• **What you will do**
Copy exactly the lines from the start of the material through the line with "fig = go.Figure()". Pictures stay out of the copy.
--- start Provided data ---
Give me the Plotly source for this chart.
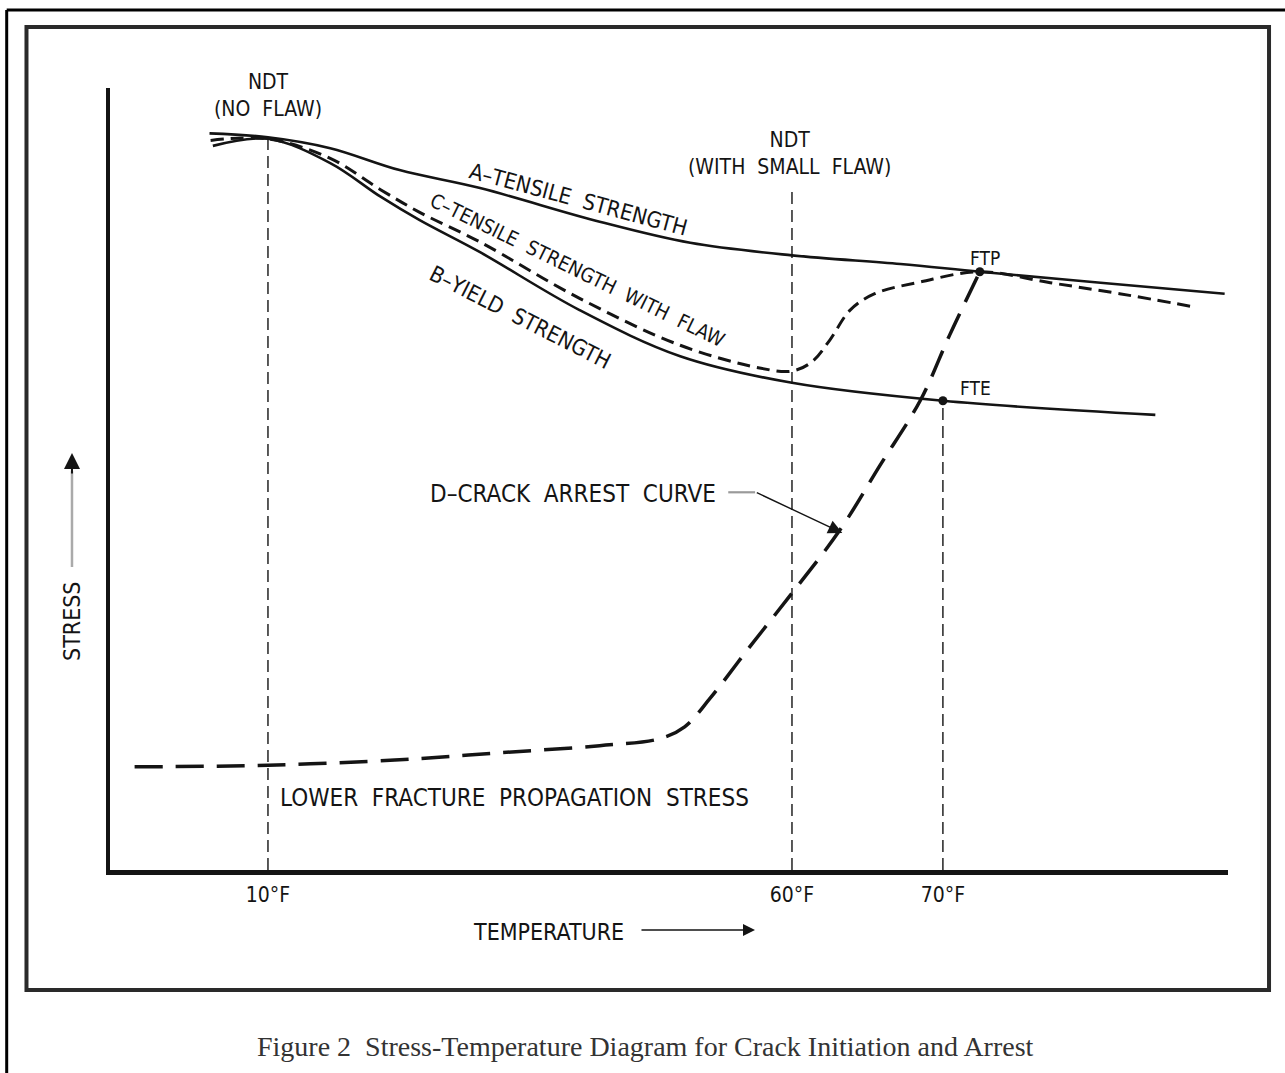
import plotly.graph_objects as go

# Schematic units: x = relative temperature position (0-100), y = relative stress (0-100)
tick_pos = [14.13, 61.0, 74.5]
tick_labels = ["10°F", "60°F", "70°F"]

a_x = [8.9, 14.13, 19.7, 25.9, 33.1, 43.8, 51.9, 61.0, 70.7, 77.8, 88.6, 99.7]
a_y = [94.2, 93.7, 92.3, 89.5, 87.2, 82.9, 80.2, 78.6, 77.5, 76.5, 75.1, 73.7]

b_x = [9.2, 14.13, 19.7, 24.2, 27.7, 33.1, 42.0, 51.0, 61.0, 74.5, 93.5]
b_y = [92.6, 93.5, 90.4, 86.1, 83.1, 79.0, 71.6, 65.7, 62.3, 60.0, 58.2]

c_x = [9.0, 14.13, 19.7, 24.2, 27.7, 33.1, 42.0, 51.0, 58.1, 61.0, 62.8, 64.4, 66.2, 68.4, 72.5, 77.8, 84.1, 90.3, 97.0]
c_y = [93.3, 93.5, 91.0, 87.0, 84.1, 80.3, 73.1, 67.1, 64.2, 63.8, 65.0, 67.8, 71.6, 73.7, 75.2, 76.5, 75.1, 73.7, 72.0]

d_x = [2.2, 14.13, 25.9, 34.9, 43.8, 49.2, 51.4, 53.7, 57.2, 61.0, 65.3, 68.9, 72.5, 75.1, 77.8]
d_y = [13.2, 13.4, 14.1, 15.0, 15.9, 16.8, 18.3, 22.0, 28.5, 35.4, 43.5, 51.8, 60.1, 68.4, 76.5]

ndt_x = [14.13, 61.0, 74.5]
ndt_top = [93.4, 87.0, 60.0]

pts_x = [77.8, 74.5]
pts_y = [76.5, 60.0]
pts_names = ["FTP", "FTE"]

INK = "#141414"
FONT = "DejaVu Sans Condensed, DejaVu Sans, sans-serif"

fig = go.Figure()

for xv, top in zip(ndt_x, ndt_top):
    fig.add_trace(go.Scatter(x=[xv, xv], y=[0, top], mode="lines",
                             line=dict(color=INK, width=1.4, dash="12px,6px"),
                             hoverinfo="skip", showlegend=False))

fig.add_trace(go.Scatter(x=a_x, y=a_y, mode="lines", line=dict(color=INK, width=2.6, shape="spline"),
                         showlegend=False, name="A"))
fig.add_trace(go.Scatter(x=b_x, y=b_y, mode="lines", line=dict(color=INK, width=2.6, shape="spline"),
                         showlegend=False, name="B"))
fig.add_trace(go.Scatter(x=c_x, y=c_y, mode="lines",
                         line=dict(color=INK, width=3, shape="spline", dash="13px,7px"),
                         showlegend=False, name="C"))
fig.add_trace(go.Scatter(x=d_x, y=d_y, mode="lines",
                         line=dict(color=INK, width=3.5, shape="spline", dash="28px,13px"),
                         showlegend=False, name="D"))
fig.add_trace(go.Scatter(x=pts_x, y=pts_y, mode="markers",
                         marker=dict(color=INK, size=9), showlegend=False))

def ann(text, x, y, size=23, angle=0, xanchor="center", xref="x", yref="y", color=INK, family=FONT):
    fig.add_annotation(text=text, x=x, y=y, xref=xref, yref=yref, showarrow=False, textangle=angle,
                       xanchor=xanchor, yanchor="middle",
                       font=dict(family=family, size=size, color=color))

ann("NDT<br>(NO  FLAW)", 0.1413, 0.9898, size=21, xref="paper", yref="paper")
ann("NDT<br>(WITH  SMALL  FLAW)", 60.8, 91.6, size=21)
ann("A–TENSILE  STRENGTH", 41.9, 85.7, size=22, angle=15)
ann("C–TENSILE  STRENGTH  WITH  FLAW", 41.8, 76.7, size=20, angle=26)
ann("B–YIELD  STRENGTH", 36.7, 70.6, size=22, angle=27)
ann("D–CRACK  ARREST  CURVE", 28.4, 48.1, size=24, xanchor="left")
ann("LOWER  FRACTURE  PROPAGATION  STRESS", 15.0, 9.2, size=24, xanchor="left")
ann(pts_names[0], 78.3, 78.3, size=19)
ann(pts_names[1], 77.4, 61.6, size=19)

# D arrow
fig.add_shape(type="line", x0=55.3, x1=57.7, y0=48.3, y1=48.3, line=dict(color="#9a9a9a", width=2.2))
fig.add_annotation(x=65.5, y=43.1, ax=-87, ay=-41, text="", showarrow=True,
                   arrowhead=2, arrowsize=2, arrowwidth=1.4, arrowcolor=INK)

# axis titles with arrows
ann("TEMPERATURE", 0.3918, -0.0793, size=23, xref="paper", yref="paper")
fig.add_annotation(xref="paper", yref="paper", x=0.5769, y=-0.0767, ax=-115, ay=0, text="",
                   showarrow=True, arrowhead=2, arrowsize=1.5, arrowwidth=1.6, arrowcolor=INK)
ann("STRESS", -0.0340, 0.3184, size=23, angle=-90, xref="paper", yref="paper")
fig.add_shape(type="line", xref="paper", yref="paper", x0=-0.034, x1=-0.034, y0=0.3875, y1=0.51,
              line=dict(color="#aaaaaa", width=2.5))
fig.add_annotation(xref="paper", yref="paper", x=-0.034, y=0.5332, ax=0, ay=22, text="",
                   showarrow=True, arrowhead=2, arrowsize=1.6, arrowwidth=2, arrowcolor=INK)

# caption
ann("Figure 2  Stress-Temperature Diagram for Crack Initiation and Arrest", 0.4794, -0.2263,
    size=28, xref="paper", yref="paper", color="#333", family="Liberation Serif")

# frames
fig.add_shape(type="rect", xref="paper", yref="paper", x0=-0.0747, x1=1.0367, y0=-0.1535, y1=1.0780,
              line=dict(color="#2a2a2a", width=4), layer="below")
fig.add_shape(type="line", xref="paper", yref="paper", x0=-0.0924, x1=1.06, y0=1.0997, y1=1.0997,
              line=dict(color="black", width=3))
fig.add_shape(type="line", xref="paper", yref="paper", x0=-0.0924, x1=-0.0924, y0=1.0997, y1=-0.27,
              line=dict(color="black", width=3))

fig.update_layout(
    width=1285, height=1073,
    margin=dict(l=110, r=57, t=88, b=203),
    paper_bgcolor="white", plot_bgcolor="white",
    xaxis=dict(range=[0, 100], showline=True, linewidth=5, linecolor=INK, showgrid=False,
               zeroline=False, tickvals=tick_pos, ticktext=tick_labels, ticks="",
               ticklabelstandoff=2, tickfont=dict(family=FONT, size=21, color=INK)),
    yaxis=dict(range=[0, 100], showline=True, linewidth=4, linecolor=INK, showgrid=False,
               zeroline=False, showticklabels=False, ticks=""),
)

fig.write_html("out.html", config={"displayModeBar": False},
               post_script="document.body.style.margin='0';document.body.style.overflow='hidden';")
--- end Provided data ---
• **Result of the task**
Give me the Plotly source for this chart.
import plotly.graph_objects as go

# Schematic units: x = relative temperature position (0-100), y = relative stress (0-100)
tick_pos = [14.13, 61.0, 74.5]
tick_labels = ["10°F", "60°F", "70°F"]

a_x = [8.9, 14.13, 19.7, 25.9, 33.1, 43.8, 51.9, 61.0, 70.7, 77.8, 88.6, 99.7]
a_y = [94.2, 93.7, 92.3, 89.5, 87.2, 82.9, 80.2, 78.6, 77.5, 76.5, 75.1, 73.7]

b_x = [9.2, 14.13, 19.7, 24.2, 27.7, 33.1, 42.0, 51.0, 61.0, 74.5, 93.5]
b_y = [92.6, 93.5, 90.4, 86.1, 83.1, 79.0, 71.6, 65.7, 62.3, 60.0, 58.2]

c_x = [9.0, 14.13, 19.7, 24.2, 27.7, 33.1, 42.0, 51.0, 58.1, 61.0, 62.8, 64.4, 66.2, 68.4, 72.5, 77.8, 84.1, 90.3, 97.0]
c_y = [93.3, 93.5, 91.0, 87.0, 84.1, 80.3, 73.1, 67.1, 64.2, 63.8, 65.0, 67.8, 71.6, 73.7, 75.2, 76.5, 75.1, 73.7, 72.0]

d_x = [2.2, 14.13, 25.9, 34.9, 43.8, 49.2, 51.4, 53.7, 57.2, 61.0, 65.3, 68.9, 72.5, 75.1, 77.8]
d_y = [13.2, 13.4, 14.1, 15.0, 15.9, 16.8, 18.3, 22.0, 28.5, 35.4, 43.5, 51.8, 60.1, 68.4, 76.5]

ndt_x = [14.13, 61.0, 74.5]
ndt_top = [93.4, 87.0, 60.0]

pts_x = [77.8, 74.5]
pts_y = [76.5, 60.0]
pts_names = ["FTP", "FTE"]

INK = "#141414"
FONT = "DejaVu Sans Condensed, DejaVu Sans, sans-serif"

fig = go.Figure()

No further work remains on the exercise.